Agronomy and Horticulture, Department of

 

First Advisor

Greg R. Kruger

Date of this Version

Summer 7-30-2020

Comments

A THESIS Presented to the Faculty of The Graduate College at the University of Nebraska In Partial Fulfillment of Requirements For the Degree of Master of Science, Major: Agronomy, Under the Supervision of Professor Greg R. Kruger. Lincoln, Nebraska: June, 2020

Copyright 2020 Milos Zaric

Abstract

Availability of dicamba-tolerant (DT) crops from 2017 provided farmers with additional herbicides for weed control management in row crops. However, the technology alike this one has concerns regarding dicamba off-target movement (OTM) causing undesirable effects on sensitive vegetation. Even though dicamba has high water solubility OTM that has often been overlooked when it comes to unintended crop exposure is dicamba tank contamination. Considering the complexity of spraying equipment soybean response may be expected even when small amounts of residues are left in the spray equipment. Typically, the same field spray equipment is used to perform herbicide application through growing season there is a limited knowledge how various postemergence (POST) programs impacts soybean response when found in scenario with dicamba tank contamination and requires additional research.

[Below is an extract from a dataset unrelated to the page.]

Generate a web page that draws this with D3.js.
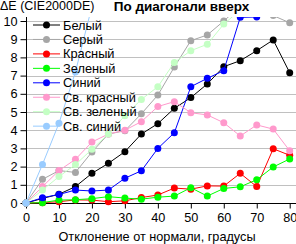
<!DOCTYPE html>
<html>
<head>
<meta charset="utf-8">
<script src="https://cdn.jsdelivr.net/npm/d3@7"></script>
<style>
  body { margin: 0; background: #fff; }
  svg { display: block; font-family: "Liberation Sans", Arial, sans-serif; }
</style>
</head>
<body>
<div id="chart"></div>
<script>
// angle of deviation (degrees)
const angles = [0, 5, 10, 15, 20, 25, 30, 35, 40, 45, 50, 55, 60, 65, 70, 75, 80];

// series values (values above ~10.2 run off the top)
const white = [0, 0.25, 0.48, 0.9, 1.63, 2.18, 2.82, 3.79, 4.36, 5.2, 5.79, 6.54, 7.49, 7.82, 8.37, 8.96, 7.16];
const gray = [0, 1.3, 1.78, 1.68, 2.8, 3.79, 3.97, 4.9, 5.93, 7.47, 8.92, 9.23, 10.0, 10.8, 10.6, 10.3, 9.9];
const red = [0, 0.02, 0.07, 0.17, 0.16, 0.07, 0.12, 0.3, 0.44, 0.82, 0.76, 0.94, 0.93, 1.63, 0.9, 2.98, 2.62];
const green = [0, 0.02, 0.16, 0.18, 0.24, 0.35, 0.27, 0.21, 0.32, 0.38, 0.84, 0.38, 0.8, 0.89, 1.28, 1.98, 2.42];
const blue = [0, 0.29, 0.47, 0.71, 0.66, 0.71, 1.36, 1.77, 3.0, 3.86, 6.39, 6.85, 7.27, 10.2, 10.22, 11, 11.5];
const ltRed = [0, 0.9, 1.78, 2.4, 3.35, 3.79, 4.0, 4.47, 5.3, 5.57, 4.96, 4.84, 4.41, 3.68, 4.29, 4.06, 2.87];
const ltGreen = [0, 0.71, 1.45, 2.11, 2.95, 3.79, 4.8, 5.69, 6.39, 7.72, 8.37, 8.72, 9.83, 10.6, 11, 11.3, 11.5];
const ltBlue = [0, 2.12, 4.38, 7.2, 10.8, 11.5, 12, 12.5, 13, 13.5, 14, 14.5, 15, 15.5, 16, 16.5, 17];

const seriesNames = ["Белый", "Серый", "Красный", "Зеленый", "Синий", "Св. красный", "Св. зеленый", "Св. синий"];
const seriesColors = ["#000000", "#a6a6a6", "#ff0000", "#00ff00", "#0000ff", "#ff99cc", "#c4ffc4", "#99ccff"];
const seriesValues = [white, gray, red, green, blue, ltRed, ltGreen, ltBlue];

const xTicks = [0, 10, 20, 30, 40, 50, 60, 70, 80];
const yTicks = [0, 1, 2, 3, 4, 5, 6, 7, 8, 9, 10];

const width = 296, height = 244;
const plot = { left: 26, right: 289.7, top: 21, bottom: 203, clipTop: 17 };

const svg = d3.select("#chart").append("svg")
    .attr("width", width)
    .attr("height", height);

const x = d3.scaleLinear().domain([0, 80]).range([plot.left, plot.right]);
const y = d3.scaleLinear().domain([0, 10]).range([plot.bottom, plot.top]);

svg.append("defs").append("clipPath").attr("id", "clip")
    .append("rect")
    .attr("x", 0).attr("y", plot.clipTop)
    .attr("width", width).attr("height", height - plot.clipTop);

// horizontal grid
svg.append("g")
    .selectAll("line")
    .data(yTicks.filter(d => d > 0))
    .join("line")
    .attr("x1", plot.left).attr("x2", width)
    .attr("y1", d => Math.round(y(d)) + 0.5).attr("y2", d => Math.round(y(d)) + 0.5)
    .attr("stroke", "#c0c0c0");

// axes
const yAxis = svg.append("g")
    .attr("transform", `translate(${plot.left + 0.5},0)`)
    .call(d3.axisLeft(y).tickValues(yTicks).tickSize(6).tickPadding(3).tickFormat(d3.format("d")));
yAxis.select(".domain").attr("d", `M0,${plot.clipTop}V${plot.bottom}`);

const xAxis = svg.append("g")
    .attr("transform", `translate(0,${plot.bottom + 0.5})`)
    .call(d3.axisBottom(x).tickValues(xTicks).tickSize(5).tickPadding(4).tickFormat(d3.format("d")));
xAxis.select(".domain").attr("d", `M${plot.left},0H${width}`);

svg.selectAll(".tick text")
    .attr("font-size", 12.7)
    .attr("font-family", "Liberation Sans, Arial, sans-serif")
    .attr("fill", "#000");
svg.selectAll(".tick line, .domain").attr("stroke", "#000");

// series
const line = d3.line()
    .x((d, i) => x(angles[i]))
    .y(d => y(d));

const seriesG = svg.append("g").attr("clip-path", "url(#clip)");
seriesValues.forEach((vals, k) => {
    const g = seriesG.append("g");
    g.append("path")
        .datum(vals)
        .attr("fill", "none")
        .attr("stroke", seriesColors[k])
        .attr("stroke-width", 1)
        .attr("d", line);
    g.selectAll("circle")
        .data(vals)
        .join("circle")
        .attr("cx", (d, i) => x(angles[i]))
        .attr("cy", d => y(d))
        .attr("r", 3.5)
        .attr("fill", seriesColors[k]);
});

// legend (no box, lines show through)
const legend = svg.append("g");
seriesNames.forEach((name, k) => {
    const ly = 25 + k * 14.45;
    legend.append("line")
        .attr("x1", 33).attr("x2", 60)
        .attr("y1", ly).attr("y2", ly)
        .attr("stroke", seriesColors[k]);
    legend.append("circle")
        .attr("cx", 46.5).attr("cy", ly).attr("r", 3.5)
        .attr("fill", seriesColors[k]);
    legend.append("text")
        .attr("x", 63).attr("y", ly + 4.5)
        .attr("font-size", 12.8)
        .text(name);
});

// titles
svg.append("text")
    .attr("x", 0).attr("y", 10)
    .attr("font-size", 12.5)
    .text("ΔE (CIE2000DE)");

svg.append("text")
    .attr("x", 181.5).attr("y", 11)
    .attr("font-size", 13.5)
    .attr("font-weight", "bold")
    .attr("text-anchor", "middle")
    .text("По диагонали вверх");

svg.append("text")
    .attr("x", 157).attr("y", 241)
    .attr("font-size", 12.7)
    .attr("text-anchor", "middle")
    .text("Отклонение от нормали, градусы");
</script>
</body>
</html>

Furthermore, as one way to mitigate OTM potential release of DT crops was followed with registration of various agents also known as drift-reducing agents (DRAs). Increased awareness of both growers and commercial applicators to reduce unintended adjacent crops injury use of labeled DRAs in combination with drift-reduction nozzles represent common practice. Exposure of sensitive crops to sublethal doses of dicamba has been well documented over several years; however, there is limited information available how combination with commonly used DRA’s may impact application process and weed control. Considering limitations on available literature the main objective of this research were: 1) evaluate response of non-DT soybean variety when exposed to commonly applied POST herbicide program in combination without or with dicamba as tank-contaminant and 2) evaluate impact of DRAs on weed control in response to dicamba applications. The results of this research expanded knowledge and will help in education in the future management decisions about potential implications associated with common mitigation techniques used with dicamba application as well as helped with understanding how various POST herbicide program affect soybean response.